Not that there’s a mother in sight anywhere.
THE WOMAN WHO is a simulacrum of me and not a dishevelled midnight gorgon, punished from all sides and punishing in turn, goes about her duties. She tries to be a good mother and grandmother; she deals with the bureaucracy of death and the lawyers who are its servants; she tries to concentrate on the minutiae of pensions and old share certificates more abstruse than incunabula. She writes bits – an artist’s catalogue preface, an essay for the BBC. She sits at a desk and finishes the book he hadn’t quite finished. She prepares the second for publication. She hunts for an archive for his work. She puts in train memorials and conferences. At these she manages more or less to utter a few lucid sequential sentences. Or at least she thinks she has for a moment, before going home to beat herself up.

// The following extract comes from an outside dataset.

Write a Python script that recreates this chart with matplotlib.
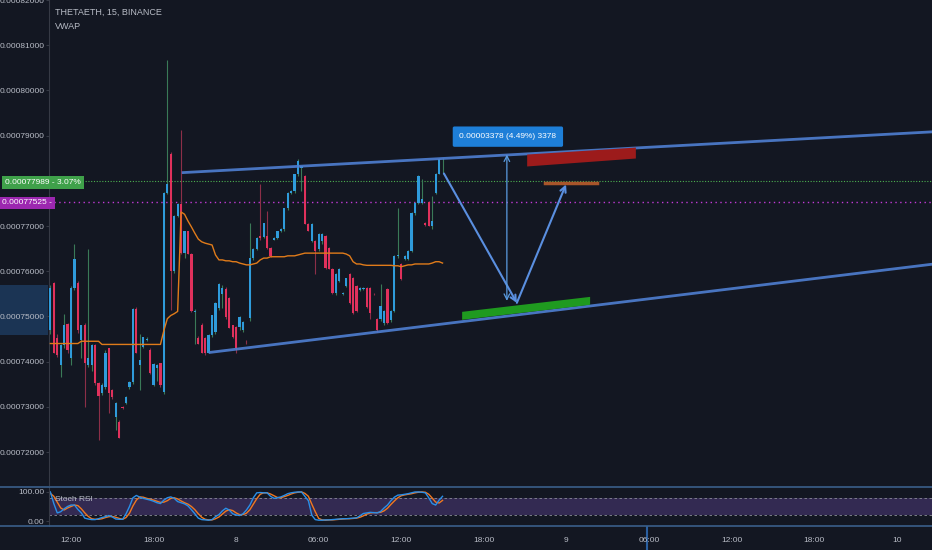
import numpy as np
import matplotlib
matplotlib.use("Agg")
import matplotlib.pyplot as plt
from matplotlib import font_manager
from matplotlib.patches import Polygon, Rectangle

# pick a narrow UI font if we have one
names = {f.name for f in font_manager.fontManager.ttflist}
ui_font = 'Liberation Sans Narrow' if 'Liberation Sans Narrow' in names else 'Liberation Sans'
plt.rcParams['font.family'] = [ui_font, 'DejaVu Sans']

# ---- data (prices in 1e-8 ETH) ----
opens = [74690, 75740, 74530, 73920, 74360, 74840, 74090, 75630, 75740, 74470,
         74800, 73920, 73920, 74360, 73520, 73300, 73440, 74290, 73370, 72780,
         72660, 73000, 73080, 73430, 73540, 75170, 73920, 74320, 74480, 74250,
         73480, 73850, 73960, 73320, 77720, 78600, 76000, 77220, 77480, 76400,
         76890, 76380, 75090, 74530, 74800, 74530, 74200, 74580, 74650, 75190,
         75500, 75610, 75410, 74800, 74760, 74760, 74690, 74440, 74970, 76290,
         76500, 76780, 76760, 76780, 76520, 76700, 76740, 76890, 76930, 77390,
         77720, 77770, 78160, 78290, 78100, 77050, 76670, 76670, 76490, 76670,
         76780, 76510, 76050, 75520, 75790, 75500, 75680, 75940, 75850, 75680,
         75580, 75600, 75630, 75630, 75500, 74950, 74950, 74860, 75610, 74910,
         75130, 76340, 76160, 76270, 76270, 76450, 77280, 77500, 77510, 77060,
         77540, 77000, 77720, 78160, 78450]
highs = [75700, 75760, 74600, 74400, 75060, 74860, 75680, 76600, 75780, 74800,
         74850, 76490, 74400, 74400, 73540, 73520, 74250, 74300, 73400, 73100,
         72700, 73020, 73230, 73560, 75190, 75200, 74620, 74550, 74540, 74300,
         73960, 73950, 73980, 77750, 80670, 78640, 77240, 77500, 79130, 76900,
         76900, 76400, 75160, 74560, 74850, 74550, 74600, 75040, 75320, 75740,
         75700, 75650, 75420, 74820, 74780, 75000, 74900, 74470, 77060, 76520,
         76750, 77920, 77070, 77330, 76540, 76760, 76900, 76950, 77400, 77760,
         77790, 78160, 78480, 78330, 78120, 77060, 77060, 76680, 76850, 76850,
         76800, 76530, 76060, 75960, 76060, 75530, 75860, 75960, 75870, 75700,
         75640, 75640, 75650, 75650, 75520, 74970, 75720, 75150, 75630, 75150,
         76360, 77400, 76180, 76360, 76470, 77300, 77520, 78120, 78040, 77080,
         77560, 77660, 78170, 78500, 78500]
lows = [74620, 74180, 74100, 73650, 74300, 74200, 73920, 75580, 74640, 74090,
        72990, 73880, 73800, 73480, 72270, 73260, 73400, 72860, 73180, 72490,
        72300, 72960, 73060, 73400, 73500, 74180, 73370, 74300, 74460, 73720,
        73450, 73580, 73430, 73280, 77700, 75140, 75950, 77200, 76380, 76300,
        76370, 75100, 74400, 74380, 74180, 74150, 74180, 74550, 74600, 75150,
        75180, 74950, 74740, 74530, 74200, 74700, 74650, 74400, 74900, 76250,
        76480, 76700, 76740, 76500, 76320, 76680, 76720, 76870, 76900, 77350,
        77700, 77740, 78100, 77770, 77040, 76880, 76640, 75940, 76450, 76600,
        76050, 76040, 75500, 75480, 75760, 75470, 75650, 75280, 75060, 75100,
        75560, 75580, 75180, 74950, 75480, 74660, 74900, 74820, 74840, 74880,
        75100, 76300, 75800, 76250, 76250, 76420, 77250, 77480, 77490, 77010,
        76990, 76930, 77700, 78140, 78140]
closes = [75630, 74200, 74140, 74360, 74800, 74250, 75630, 76270, 74690, 74800,
          73960, 74090, 74360, 73520, 73240, 73480, 74200, 73300, 73210, 73080,
          72310, 72980, 73210, 73540, 75170, 74200, 74040, 74540, 74500, 73740,
          73950, 73920, 73480, 77720, 77940, 76000, 77220, 77480, 76400, 76890,
          76380, 75130, 75130, 74400, 74200, 74200, 74580, 75020, 75300, 75720,
          75630, 74980, 74750, 74540, 74310, 74980, 74870, 74430, 76290, 76500,
          76740, 76740, 77060, 76520, 76340, 76740, 76890, 76930, 77390, 77720,
          77770, 78140, 78430, 78320, 77050, 76890, 77040, 76450, 76820, 76830,
          76070, 76050, 75520, 75940, 76050, 75510, 75850, 75300, 75080, 75130,
          75620, 75620, 75200, 75070, 75490, 74690, 75240, 75130, 74860, 75130,
          76340, 76360, 75830, 76340, 76450, 77280, 77500, 78100, 77600, 77030,
          77000, 77100, 78160, 78490, 78470]
vwap = [74400, 74400, 74400, 74400, 74400, 74400, 74400, 74400, 74400, 74450,
        74450, 74450, 74450, 74450, 74450, 74380, 74380, 74380, 74380, 74380,
        74380, 74380, 74380, 74380, 74380, 74380, 74380, 74380, 74380, 74380,
        74380, 74380, 74380, 74690, 74950, 75020, 75060, 75110, 77310, 77260,
        77110, 76980, 76840, 76710, 76650, 76620, 76600, 76580, 76360, 76250,
        76250, 76230, 76230, 76210, 76210, 76180, 76160, 76140, 76140, 76160,
        76180, 76250, 76290, 76290, 76320, 76320, 76320, 76320, 76320, 76340,
        76340, 76340, 76360, 76380, 76400, 76400, 76400, 76400, 76400, 76400,
        76400, 76400, 76400, 76400, 76400, 76400, 76380, 76340, 76210, 76160,
        76160, 76140, 76130, 76130, 76130, 76130, 76130, 76130, 76130, 76130,
        76120, 76120, 76100, 76120, 76140, 76140, 76160, 76160, 76160, 76160,
        76160, 76180, 76210, 76210, 76180]
stoch_k = [100, 60, 28, 32, 42, 50, 55, 55, 40, 28, 10, 7, 5, 5, 8, 12, 15, 19, 14, 7,
           6, 6, 25, 50, 80, 88, 82, 78, 75, 72, 68, 63, 60, 72, 80, 83, 78, 67, 63, 59,
           52, 39, 25, 10, 5, 4, 3, 5, 15, 22, 35, 44, 38, 25, 21, 19, 25, 38, 55, 80,
           97, 98, 97, 97, 85, 78, 80, 83, 88, 94, 97, 99, 100, 100, 85, 70, 20, 5, 3, 3,
           4, 4, 5, 6, 7, 8, 8, 9, 10, 11, 18, 26, 28, 30, 29, 28, 33, 45, 55, 70,
           82, 89, 90, 92, 94, 97, 100, 100, 99, 97, 80, 60, 55, 72, 85]
stoch_d = [95, 85, 65, 45, 38, 45, 50, 55, 53, 42, 28, 16, 8, 6, 6, 8, 12, 15, 16, 13,
           9, 6, 12, 27, 52, 72, 83, 82, 78, 75, 72, 68, 64, 65, 70, 78, 80, 76, 69, 63,
           58, 50, 39, 25, 13, 6, 4, 4, 8, 14, 24, 34, 39, 36, 28, 22, 22, 27, 39, 58,
           77, 92, 97, 97, 93, 87, 81, 80, 84, 88, 93, 97, 99, 100, 95, 85, 58, 32, 9, 4,
           3, 4, 4, 5, 6, 7, 8, 8, 9, 10, 13, 18, 24, 28, 29, 29, 30, 35, 44, 57,
           69, 80, 87, 90, 92, 94, 97, 99, 100, 99, 92, 79, 65, 62, 71]

first_bar = 42            # 15-min bars counted from day 7, 00:00
time_ticks = [48, 72, 96, 120, 144, 168, 192, 216, 240, 264, 288]
time_labels = ['12:00', '18:00', '8', '06:00', '12:00', '18:00', '9', '06:00', '12:00', '18:00', '10']
price_ticks = [0.00072, 0.00073, 0.00074, 0.00075, 0.00076, 0.00077, 0.00078, 0.00079, 0.00080, 0.00081, 0.00082]
last_price = 0.00077989
vwap_price = 0.00077525

o = np.array(opens) * 1e-8
h = np.array(highs) * 1e-8
l = np.array(lows) * 1e-8
c = np.array(closes) * 1e-8
vw = np.array(vwap) * 1e-8
x = first_bar + np.arange(len(o))

bg = '#131722'
txt = '#b8bcc6'
up_col, dn_col = '#2f9bdb', '#e0315c'
up_wick, dn_wick = '#3a7a58', '#8c2f48'
line_blue = '#4f7fd2'
sep_col = '#3a5f8a'
fs = 6

fig = plt.figure(figsize=(9.32, 5.5), dpi=100, facecolor=bg)
ax = fig.add_axes([49/932, 65/550, 883/932, 485/550], facecolor=bg)
ax2 = fig.add_axes([49/932, 24/550, 883/932, 39/550], facecolor=bg)

xlim = (41.6, 41.6 + 883/3.44)

# ---- candles ----
up = c >= o
ax.vlines(x[up], l[up], h[up], color=up_wick, lw=0.8, zorder=2)
ax.vlines(x[~up], l[~up], h[~up], color=dn_wick, lw=0.8, zorder=2)
body = np.maximum(np.abs(c - o), 2.5e-8)
ax.bar(x[up], body[up], bottom=o[up], width=0.65, color=up_col, lw=0, zorder=3)
ax.bar(x[~up], body[~up], bottom=c[~up], width=0.65, color=dn_col, lw=0, zorder=3)
ax.plot(x, vw, color='#e07b1a', lw=1, zorder=4)

# price lines
ax.axhline(last_price, color='#4caf50', lw=0.8, ls=(0, (1, 1.5)), zorder=1)
ax.axhline(vwap_price, color='#c13ad6', lw=1.0, ls=(0, (1, 2.5)), zorder=1)

# ---- drawings ----
ax.plot([80.2, 300], [0.0007818, 0.0007909], color=line_blue, lw=2, alpha=0.9, zorder=5, solid_capstyle='butt')
ax.plot([88.0, 300], [0.000742, 0.0007617], color=line_blue, lw=2, alpha=0.9, zorder=5, solid_capstyle='butt')
ax.add_patch(Polygon([[161.7, 0.00075101], [198.9, 0.00075432], [198.9, 0.00075256], [161.7, 0.00074925]],
                     closed=True, fc='#1f9a1f', ec='none', zorder=5))
ax.add_patch(Polygon([[180.6, 0.00078581], [212.2, 0.00078735], [212.2, 0.00078493], [180.6, 0.00078317]],
                     closed=True, fc='#9c1b1b', ec='none', zorder=5))
ax.plot([185.8, 200.9], [0.00077942, 0.00077942], color='#a8552a', lw=2.5, zorder=5)
arrow = dict(arrowstyle='->', color='#5a8fe0', lw=1.5, shrinkA=0, shrinkB=0)
ax.annotate('', xy=(177.6, 0.000753), xytext=(156.4, 0.00078162), arrowprops=arrow, zorder=6)
ax.annotate('', xy=(191.9, 0.0007792), xytext=(177.6, 0.000753), arrowprops=arrow, zorder=6)
ax.annotate('', xy=(174.7, 0.00078581), xytext=(174.7, 0.00075344),
            arrowprops=dict(arrowstyle='<->', color='#5a9be0', lw=0.9, shrinkA=0, shrinkB=0), zorder=6)
ax.text(175.0, 0.00078977, '0.00003378 (4.49%) 3378', color='white', fontsize=fs,
        ha='center', va='center', zorder=7,
        bbox=dict(boxstyle='round,pad=0.8,rounding_size=0.2', fc='#1e7fd8', ec='none'))

ax.set_xlim(*xlim)
ax.set_ylim(0.0007127, 0.0008195)
ax.set_yticks(price_ticks)
# 0.00078000 sits under the last-price badge
ax.set_yticklabels(['' if p == 0.00078 else '%.8f' % p for p in price_ticks])
ax.tick_params(axis='y', length=2, color='#363a45', labelcolor=txt, labelsize=fs, pad=1.5)
ax.set_xticks([])
for s in ['top', 'right', 'bottom']:
    ax.spines[s].set_visible(False)
ax.spines['left'].set_color('#363a45')

ax.text(0.007, 0.975, 'THETAETH, 15, BINANCE', transform=ax.transAxes, color=txt, fontsize=6.5, va='center')
ax.text(0.007, 0.946, 'VWAP', transform=ax.transAxes, color=txt, fontsize=6.5, va='center')

# ---- stoch rsi pane ----
ax2.axhspan(20, 80, color='#7e57c2', alpha=0.3, lw=0)
ax2.axhline(80, color='#8a8d96', lw=0.6, ls=(0, (3, 3)))
ax2.axhline(20, color='#8a8d96', lw=0.6, ls=(0, (3, 3)))
ax2.plot(x, stoch_d, color='#f07820', lw=1)
ax2.plot(x, stoch_k, color='#2a8fe8', lw=1)
ax2.set_xlim(*xlim)
ax2.set_ylim(-17, 117)
ax2.set_yticks([0, 100])
ax2.set_yticklabels(['0.00', '100.00'])
ax2.tick_params(axis='y', length=2, color='#363a45', labelcolor=txt, labelsize=fs, pad=1.5)
ax2.set_xticks(time_ticks)
ax2.set_xticklabels(time_labels)
ax2.tick_params(axis='x', length=0, labelcolor=txt, labelsize=fs, pad=8)
for s in ['top', 'bottom', 'right']:
    ax2.spines[s].set_visible(False)
ax2.spines['left'].set_color('#363a45')
ax2.text(0.007, 0.68, 'Stoch RSI', transform=ax2.transAxes, color=txt, fontsize=fs, va='center')

# pane separators run across the whole width
for yy in (1 - 486.5/550, 24/550):
    fig.add_artist(plt.Line2D([0, 1], [yy, yy], color=sep_col, lw=1.2))

# ---- axis badges ----
fig.patches.append(Rectangle((0, (550-335)/550), 48/932, 50/550, transform=fig.transFigure,
                             fc='#1b3454', ec='none', zorder=-1))
fig.text(5/932, 1-182.5/550, '%.8f - 3.07%%' % last_price, color='white', fontsize=fs, va='center',
         bbox=dict(boxstyle='square,pad=0.35', fc='#3fa14a', ec='none'))
fig.text(2/932, 1-203/550, '%.8f -' % vwap_price, color='white', fontsize=fs, va='center',
         bbox=dict(boxstyle='square,pad=0.35', fc='#9c27b0', ec='none'))
fig.add_artist(plt.Line2D([647/932, 647/932], [0, 23/550], color='#2a5fa0', lw=1.5, zorder=-1))

fig.savefig('out.png', dpi=100, facecolor=bg)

The reality was that I could work on ‘thoughts connected to him’, as Freud called them, but not on much else for long spans consecutively. Not only had I been his first reader and editor for years, but the work allowed me to focus, more or less, on the public portions of him. The positive side effect was that I was able to concentrate on the parts of him I wasn’t so preoccupied with hating. This activity was, I imagine, an attempt to repair the destruction I had wrought on him and he on me.
Though I was still alive.
I wasn’t an altogether good enough mother, though. My daughter admonished me for being short-tempered with her and not sufficiently sensitive to her own grieving or, on one or two occasions, for erupting in negative asides about her beloved dad. I didn’t mean to. I wasn’t always aware that I had. But I evidently had. All this made me think about my own mother all those years ago after my father had died. I really did need to consider the generational cascade of repetitions or hauntings that are an all but inevitable part of family life.